#### SET TASK
Copy out every record below exactly as written, but leave out any pictures.

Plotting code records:

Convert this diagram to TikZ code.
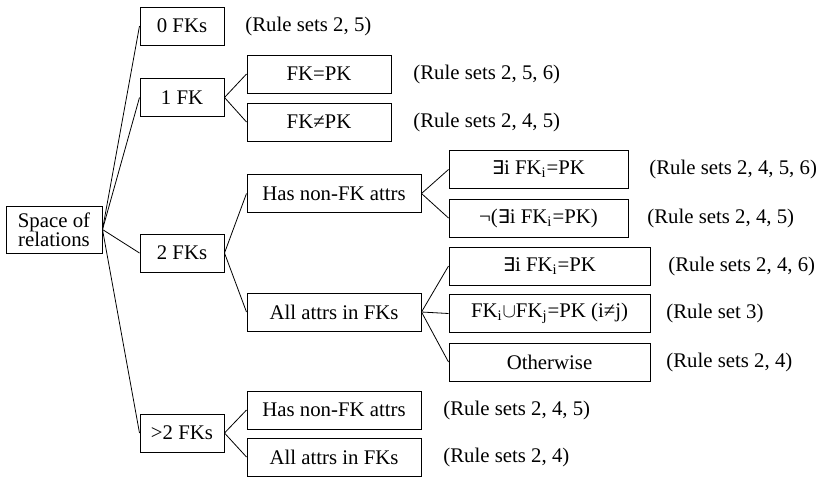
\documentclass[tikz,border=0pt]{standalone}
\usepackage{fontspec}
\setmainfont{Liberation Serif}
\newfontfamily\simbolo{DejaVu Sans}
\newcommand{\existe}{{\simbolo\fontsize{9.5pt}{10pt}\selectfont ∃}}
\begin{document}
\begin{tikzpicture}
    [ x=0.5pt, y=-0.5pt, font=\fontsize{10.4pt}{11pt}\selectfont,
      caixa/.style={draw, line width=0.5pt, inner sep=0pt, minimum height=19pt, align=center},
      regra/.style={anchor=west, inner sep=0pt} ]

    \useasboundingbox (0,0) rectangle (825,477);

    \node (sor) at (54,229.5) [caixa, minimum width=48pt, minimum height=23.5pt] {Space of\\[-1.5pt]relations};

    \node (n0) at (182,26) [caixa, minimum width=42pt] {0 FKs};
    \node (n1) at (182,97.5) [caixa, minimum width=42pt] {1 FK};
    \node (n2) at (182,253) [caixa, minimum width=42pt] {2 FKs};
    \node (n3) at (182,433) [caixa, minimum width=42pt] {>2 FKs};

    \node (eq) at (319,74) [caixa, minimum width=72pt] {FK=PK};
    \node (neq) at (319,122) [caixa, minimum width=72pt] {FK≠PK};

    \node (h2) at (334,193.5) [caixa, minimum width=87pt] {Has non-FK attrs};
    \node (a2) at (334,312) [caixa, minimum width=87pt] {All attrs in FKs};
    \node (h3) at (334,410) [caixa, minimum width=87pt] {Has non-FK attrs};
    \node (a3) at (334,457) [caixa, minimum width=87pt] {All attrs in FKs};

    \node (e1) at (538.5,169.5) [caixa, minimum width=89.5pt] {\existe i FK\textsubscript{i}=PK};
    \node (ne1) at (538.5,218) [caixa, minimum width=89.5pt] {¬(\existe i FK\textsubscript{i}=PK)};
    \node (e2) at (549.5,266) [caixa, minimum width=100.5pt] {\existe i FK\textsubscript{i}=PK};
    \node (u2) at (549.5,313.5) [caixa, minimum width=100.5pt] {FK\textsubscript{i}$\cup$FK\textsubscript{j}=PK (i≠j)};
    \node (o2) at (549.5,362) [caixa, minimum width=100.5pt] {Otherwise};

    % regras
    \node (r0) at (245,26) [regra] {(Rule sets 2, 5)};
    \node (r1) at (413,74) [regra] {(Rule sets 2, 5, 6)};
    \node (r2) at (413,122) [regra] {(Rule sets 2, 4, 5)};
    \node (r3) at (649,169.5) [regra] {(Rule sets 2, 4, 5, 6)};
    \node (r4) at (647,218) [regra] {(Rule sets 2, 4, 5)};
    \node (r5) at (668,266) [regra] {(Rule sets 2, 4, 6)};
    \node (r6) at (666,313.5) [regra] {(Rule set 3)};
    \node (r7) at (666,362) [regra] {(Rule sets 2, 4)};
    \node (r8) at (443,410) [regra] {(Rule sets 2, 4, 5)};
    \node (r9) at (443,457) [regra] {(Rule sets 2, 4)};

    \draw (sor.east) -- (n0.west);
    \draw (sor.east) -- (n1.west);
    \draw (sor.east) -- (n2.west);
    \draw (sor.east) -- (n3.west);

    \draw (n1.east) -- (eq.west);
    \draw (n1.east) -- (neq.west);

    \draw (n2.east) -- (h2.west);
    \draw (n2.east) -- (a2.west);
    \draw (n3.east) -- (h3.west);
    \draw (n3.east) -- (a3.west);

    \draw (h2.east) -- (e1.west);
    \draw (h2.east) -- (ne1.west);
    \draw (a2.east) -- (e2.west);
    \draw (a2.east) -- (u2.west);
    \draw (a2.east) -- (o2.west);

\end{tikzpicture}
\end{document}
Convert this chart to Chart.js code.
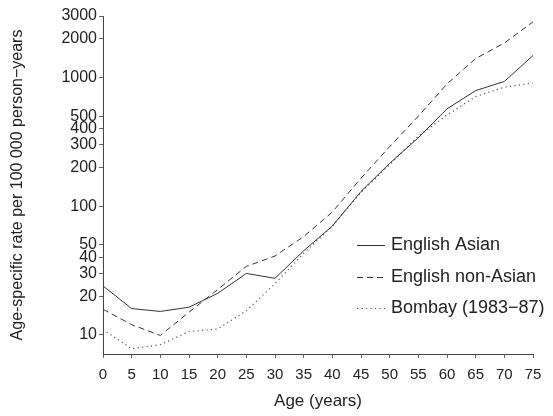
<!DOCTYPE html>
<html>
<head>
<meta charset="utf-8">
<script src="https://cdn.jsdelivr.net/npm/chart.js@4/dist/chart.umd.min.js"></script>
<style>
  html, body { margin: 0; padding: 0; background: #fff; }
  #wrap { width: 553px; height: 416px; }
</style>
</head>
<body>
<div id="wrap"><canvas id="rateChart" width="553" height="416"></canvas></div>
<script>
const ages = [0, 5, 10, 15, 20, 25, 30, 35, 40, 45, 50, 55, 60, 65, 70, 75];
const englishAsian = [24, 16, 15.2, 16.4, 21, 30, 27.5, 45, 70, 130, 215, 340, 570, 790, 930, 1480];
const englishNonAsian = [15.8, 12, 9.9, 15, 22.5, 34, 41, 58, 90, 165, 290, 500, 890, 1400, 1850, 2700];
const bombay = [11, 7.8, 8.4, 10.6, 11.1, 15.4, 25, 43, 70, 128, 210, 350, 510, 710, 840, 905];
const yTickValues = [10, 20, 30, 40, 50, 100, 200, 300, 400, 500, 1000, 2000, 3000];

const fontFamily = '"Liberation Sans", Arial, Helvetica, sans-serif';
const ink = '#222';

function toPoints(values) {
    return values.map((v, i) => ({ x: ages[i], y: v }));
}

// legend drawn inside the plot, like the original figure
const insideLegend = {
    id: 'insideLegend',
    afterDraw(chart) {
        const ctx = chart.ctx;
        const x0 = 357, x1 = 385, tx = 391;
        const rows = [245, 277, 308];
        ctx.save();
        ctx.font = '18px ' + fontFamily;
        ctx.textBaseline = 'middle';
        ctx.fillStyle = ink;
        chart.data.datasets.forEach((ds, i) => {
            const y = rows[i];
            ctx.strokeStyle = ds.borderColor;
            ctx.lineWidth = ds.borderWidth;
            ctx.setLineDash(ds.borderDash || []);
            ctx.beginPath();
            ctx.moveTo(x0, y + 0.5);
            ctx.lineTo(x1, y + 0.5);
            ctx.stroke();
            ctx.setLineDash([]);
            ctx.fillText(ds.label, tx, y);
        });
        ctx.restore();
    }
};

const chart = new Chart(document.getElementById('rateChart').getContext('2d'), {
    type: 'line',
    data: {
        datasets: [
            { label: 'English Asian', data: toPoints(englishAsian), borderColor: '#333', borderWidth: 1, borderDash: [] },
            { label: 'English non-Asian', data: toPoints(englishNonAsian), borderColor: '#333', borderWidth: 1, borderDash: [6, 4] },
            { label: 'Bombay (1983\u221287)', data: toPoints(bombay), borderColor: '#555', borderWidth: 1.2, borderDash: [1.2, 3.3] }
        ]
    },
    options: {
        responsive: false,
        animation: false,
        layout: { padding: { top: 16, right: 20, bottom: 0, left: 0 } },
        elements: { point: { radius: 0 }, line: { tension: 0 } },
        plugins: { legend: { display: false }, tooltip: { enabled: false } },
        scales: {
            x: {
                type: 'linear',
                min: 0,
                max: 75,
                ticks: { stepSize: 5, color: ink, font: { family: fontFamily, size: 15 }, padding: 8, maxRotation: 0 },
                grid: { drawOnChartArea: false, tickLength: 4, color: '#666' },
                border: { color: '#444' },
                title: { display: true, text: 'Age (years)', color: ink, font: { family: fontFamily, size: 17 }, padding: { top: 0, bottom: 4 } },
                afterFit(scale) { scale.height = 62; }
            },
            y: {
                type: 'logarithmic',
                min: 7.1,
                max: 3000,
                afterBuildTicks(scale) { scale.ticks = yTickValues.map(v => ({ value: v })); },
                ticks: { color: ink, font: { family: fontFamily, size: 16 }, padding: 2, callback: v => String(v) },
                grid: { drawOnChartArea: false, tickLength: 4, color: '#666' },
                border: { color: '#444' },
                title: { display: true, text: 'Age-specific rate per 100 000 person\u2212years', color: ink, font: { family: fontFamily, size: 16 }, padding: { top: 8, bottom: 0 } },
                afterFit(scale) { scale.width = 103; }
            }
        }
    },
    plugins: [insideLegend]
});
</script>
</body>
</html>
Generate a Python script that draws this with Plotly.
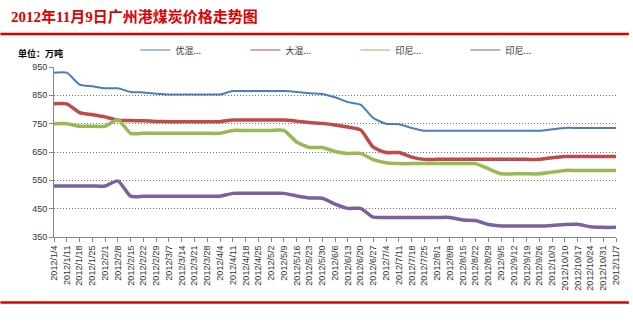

#### FULL ANSWER
Convert this diagram to TikZ code.
\documentclass[tikz,border=0pt]{standalone}
\usepackage{fontspec}
\setmainfont{Liberation Serif}
\newfontfamily\simbolo{DejaVu Sans}
\newcommand{\existe}{{\simbolo\fontsize{9.5pt}{10pt}\selectfont ∃}}
\begin{document}
\begin{tikzpicture}
    [ x=0.5pt, y=-0.5pt, font=\fontsize{10.4pt}{11pt}\selectfont,
      caixa/.style={draw, line width=0.5pt, inner sep=0pt, minimum height=19pt, align=center},
      regra/.style={anchor=west, inner sep=0pt} ]

    \useasboundingbox (0,0) rectangle (825,477);

    \node (sor) at (54,229.5) [caixa, minimum width=48pt, minimum height=23.5pt] {Space of\\[-1.5pt]relations};

    \node (n0) at (182,26) [caixa, minimum width=42pt] {0 FKs};
    \node (n1) at (182,97.5) [caixa, minimum width=42pt] {1 FK};
    \node (n2) at (182,253) [caixa, minimum width=42pt] {2 FKs};
    \node (n3) at (182,433) [caixa, minimum width=42pt] {>2 FKs};

    \node (eq) at (319,74) [caixa, minimum width=72pt] {FK=PK};
    \node (neq) at (319,122) [caixa, minimum width=72pt] {FK≠PK};

    \node (h2) at (334,193.5) [caixa, minimum width=87pt] {Has non-FK attrs};
    \node (a2) at (334,312) [caixa, minimum width=87pt] {All attrs in FKs};
    \node (h3) at (334,410) [caixa, minimum width=87pt] {Has non-FK attrs};
    \node (a3) at (334,457) [caixa, minimum width=87pt] {All attrs in FKs};

    \node (e1) at (538.5,169.5) [caixa, minimum width=89.5pt] {\existe i FK\textsubscript{i}=PK};
    \node (ne1) at (538.5,218) [caixa, minimum width=89.5pt] {¬(\existe i FK\textsubscript{i}=PK)};
    \node (e2) at (549.5,266) [caixa, minimum width=100.5pt] {\existe i FK\textsubscript{i}=PK};
    \node (u2) at (549.5,313.5) [caixa, minimum width=100.5pt] {FK\textsubscript{i}$\cup$FK\textsubscript{j}=PK (i≠j)};
    \node (o2) at (549.5,362) [caixa, minimum width=100.5pt] {Otherwise};

    % regras
    \node (r0) at (245,26) [regra] {(Rule sets 2, 5)};
    \node (r1) at (413,74) [regra] {(Rule sets 2, 5, 6)};
    \node (r2) at (413,122) [regra] {(Rule sets 2, 4, 5)};
    \node (r3) at (649,169.5) [regra] {(Rule sets 2, 4, 5, 6)};
    \node (r4) at (647,218) [regra] {(Rule sets 2, 4, 5)};
    \node (r5) at (668,266) [regra] {(Rule sets 2, 4, 6)};
    \node (r6) at (666,313.5) [regra] {(Rule set 3)};
    \node (r7) at (666,362) [regra] {(Rule sets 2, 4)};
    \node (r8) at (443,410) [regra] {(Rule sets 2, 4, 5)};
    \node (r9) at (443,457) [regra] {(Rule sets 2, 4)};

    \draw (sor.east) -- (n0.west);
    \draw (sor.east) -- (n1.west);
    \draw (sor.east) -- (n2.west);
    \draw (sor.east) -- (n3.west);

    \draw (n1.east) -- (eq.west);
    \draw (n1.east) -- (neq.west);

    \draw (n2.east) -- (h2.west);
    \draw (n2.east) -- (a2.west);
    \draw (n3.east) -- (h3.west);
    \draw (n3.east) -- (a3.west);

    \draw (h2.east) -- (e1.west);
    \draw (h2.east) -- (ne1.west);
    \draw (a2.east) -- (e2.west);
    \draw (a2.east) -- (u2.west);
    \draw (a2.east) -- (o2.west);

\end{tikzpicture}
\end{document}
Convert this chart to Chart.js code.
<!DOCTYPE html>
<html>
<head>
<meta charset="utf-8">
<script src="https://cdn.jsdelivr.net/npm/chart.js@4/dist/chart.umd.min.js"></script>
<style>
  html, body { margin: 0; padding: 0; background: #fff; }
  #wrap { width: 553px; height: 416px; }
</style>
</head>
<body>
<div id="wrap"><canvas id="rateChart" width="553" height="416"></canvas></div>
<script>
const ages = [0, 5, 10, 15, 20, 25, 30, 35, 40, 45, 50, 55, 60, 65, 70, 75];
const englishAsian = [24, 16, 15.2, 16.4, 21, 30, 27.5, 45, 70, 130, 215, 340, 570, 790, 930, 1480];
const englishNonAsian = [15.8, 12, 9.9, 15, 22.5, 34, 41, 58, 90, 165, 290, 500, 890, 1400, 1850, 2700];
const bombay = [11, 7.8, 8.4, 10.6, 11.1, 15.4, 25, 43, 70, 128, 210, 350, 510, 710, 840, 905];
const yTickValues = [10, 20, 30, 40, 50, 100, 200, 300, 400, 500, 1000, 2000, 3000];

const fontFamily = '"Liberation Sans", Arial, Helvetica, sans-serif';
const ink = '#222';

function toPoints(values) {
    return values.map((v, i) => ({ x: ages[i], y: v }));
}

// legend drawn inside the plot, like the original figure
const insideLegend = {
    id: 'insideLegend',
    afterDraw(chart) {
        const ctx = chart.ctx;
        const x0 = 357, x1 = 385, tx = 391;
        const rows = [245, 277, 308];
        ctx.save();
        ctx.font = '18px ' + fontFamily;
        ctx.textBaseline = 'middle';
        ctx.fillStyle = ink;
        chart.data.datasets.forEach((ds, i) => {
            const y = rows[i];
            ctx.strokeStyle = ds.borderColor;
            ctx.lineWidth = ds.borderWidth;
            ctx.setLineDash(ds.borderDash || []);
            ctx.beginPath();
            ctx.moveTo(x0, y + 0.5);
            ctx.lineTo(x1, y + 0.5);
            ctx.stroke();
            ctx.setLineDash([]);
            ctx.fillText(ds.label, tx, y);
        });
        ctx.restore();
    }
};

const chart = new Chart(document.getElementById('rateChart').getContext('2d'), {
    type: 'line',
    data: {
        datasets: [
            { label: 'English Asian', data: toPoints(englishAsian), borderColor: '#333', borderWidth: 1, borderDash: [] },
            { label: 'English non-Asian', data: toPoints(englishNonAsian), borderColor: '#333', borderWidth: 1, borderDash: [6, 4] },
            { label: 'Bombay (1983\u221287)', data: toPoints(bombay), borderColor: '#555', borderWidth: 1.2, borderDash: [1.2, 3.3] }
        ]
    },
    options: {
        responsive: false,
        animation: false,
        layout: { padding: { top: 16, right: 20, bottom: 0, left: 0 } },
        elements: { point: { radius: 0 }, line: { tension: 0 } },
        plugins: { legend: { display: false }, tooltip: { enabled: false } },
        scales: {
            x: {
                type: 'linear',
                min: 0,
                max: 75,
                ticks: { stepSize: 5, color: ink, font: { family: fontFamily, size: 15 }, padding: 8, maxRotation: 0 },
                grid: { drawOnChartArea: false, tickLength: 4, color: '#666' },
                border: { color: '#444' },
                title: { display: true, text: 'Age (years)', color: ink, font: { family: fontFamily, size: 17 }, padding: { top: 0, bottom: 4 } },
                afterFit(scale) { scale.height = 62; }
            },
            y: {
                type: 'logarithmic',
                min: 7.1,
                max: 3000,
                afterBuildTicks(scale) { scale.ticks = yTickValues.map(v => ({ value: v })); },
                ticks: { color: ink, font: { family: fontFamily, size: 16 }, padding: 2, callback: v => String(v) },
                grid: { drawOnChartArea: false, tickLength: 4, color: '#666' },
                border: { color: '#444' },
                title: { display: true, text: 'Age-specific rate per 100 000 person\u2212years', color: ink, font: { family: fontFamily, size: 16 }, padding: { top: 8, bottom: 0 } },
                afterFit(scale) { scale.width = 103; }
            }
        }
    },
    plugins: [insideLegend]
});
</script>
</body>
</html>
Generate a Python script that draws this with Plotly.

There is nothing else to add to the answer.